Farming businesses set up as a limited company may be missing out on valuable research and development (R&D) tax credits, according to a firm of accountants.
Saffery Champness says corporation tax credits for qualifying R&D activity have been available for many years, but are often overlooked when it comes to agriculture, despite the everyday work of progressive businesses meeting qualification criteria.
It believes that with the growth of innovation in farming, there are opportunities for progressive, corporate farming businesses to claim the tax relief.
Under the small and medium-sized enterprise (SME) scheme, which covers companies with fewer than 500 staff, the relief allows businesses to deduct 230% of qualifying spend from their yearly profit.
However, in 2017, only £10m of R&D tax credit relief was claimed by agricultural businesses, which accounts for less than 1% of all claims.
Everyday work qualifies
Martyn Dobinson, partner at Saffery Champness, said: “The main issues with these R&D tax credits are that farming businesses either don’t know they exist, or they believe that they are the domain of scientists working in laboratories.
“But many progressive farming businesses are undertaking work every day that could qualify for this relief.”
Qualifying projects are those designed to “make an advance in science or technology” and may be linked to the existing farming business, or a new area that could be started on the basis of the results of the R&D undertaken, he said.
As long as the claimant is able to demonstrate the required conditions are met for the relief, it could be claimed for developing new, or improving old, technologies.

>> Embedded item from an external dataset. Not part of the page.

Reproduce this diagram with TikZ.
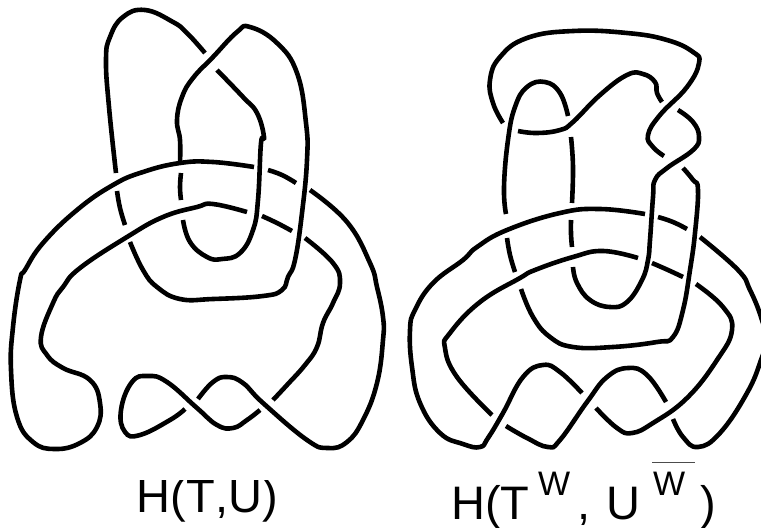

For example, there have been successful claims made in areas such as experimentation with feed to maximise animal weight gain or productivity, development of disease-resistant crops, development of higher-yielding crop strains and new methods of crop planting.
There may be scope for farmers to claim where they are working with tech start-ups in testing for the rollout of new technology, he added.
Agricultural areas where R&D tax credits might be applied include:
- Disease and pest control
- Energy and water efficiency
- Storage, processing and operations
- Drone and GPS technologies
- Soil management/enhancement
- Regulatory compliance
Farming businesses are advised to speak to their tax adviser if they think they might be undertaking qualifying work, to see whether tax relief may be available.